Post by Chandu » Thu Jun 08, 2017 3:07 am

Code: Select all

class A{
   A() {  print();   }
   void print() { System.out.println("A"); }
}
class B extends A{
   int i =   4;
   public static void main(String[] args){
      A a = new B();
      a.print();
   }
   void print() { System.out.println(i); }
}
What will be the output when class B is run ?

Explanation: Note that method print() is overridden in class B. Due to polymorphism, the method to be executed is selected depending on the class of the actual object. Here, when an object of class B is created, first B's default constructor (which is not visible in the code but is automatically provided by the compiler because B does not define any constructor explicitly) is called. The first line of this constructor is a call to super(), which invokes A's constructor. A's constructor in turn calls print().

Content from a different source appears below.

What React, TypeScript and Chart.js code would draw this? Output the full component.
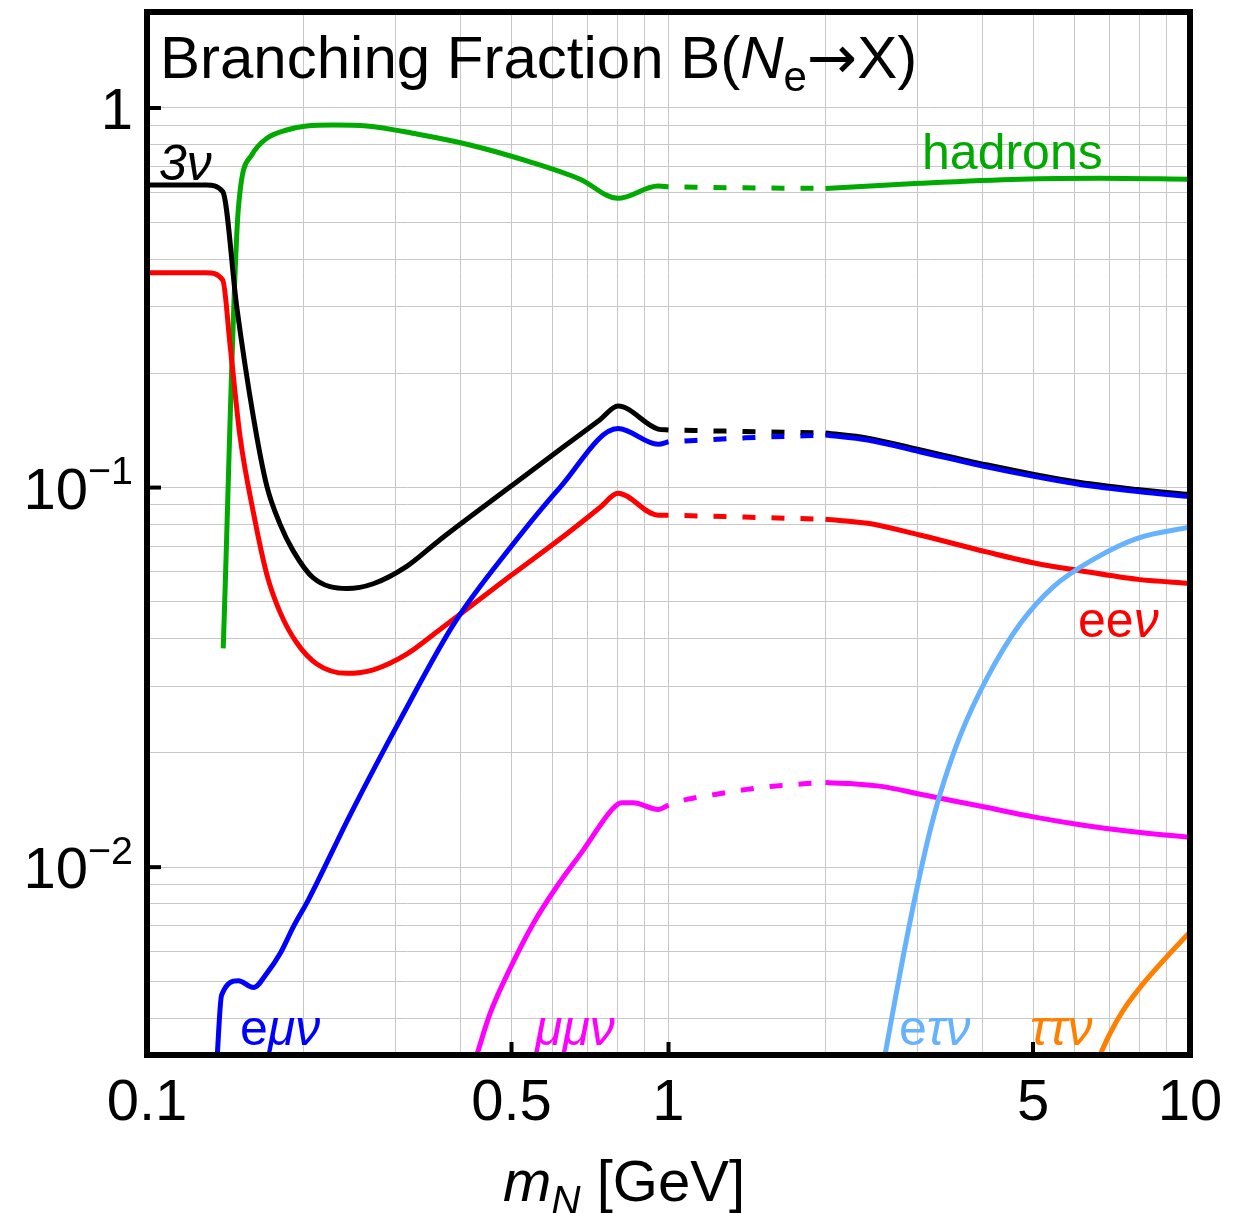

Now, print is a non-private instance method and is therefore polymorphic, which means, the selection of the method to be executed depends on the class of actual object on which it is invoked. Here, since the class of actual object is B, B's print is selected instead of A's print. At this point of time, variable i has not been initialized (because we are still in the middle of initializing A), so its default value i.e. 0 is printed.   Finally, 4 is printed. 
Query-------------// in this i got a doubt that if value of "i" isnt initialized at that point of time then how come its assigning the default int value for that variable? i mean if the control doesnt go to that line of code during that particular time of execution then how come compiler knows the data type of that variable and assigns the default value for it?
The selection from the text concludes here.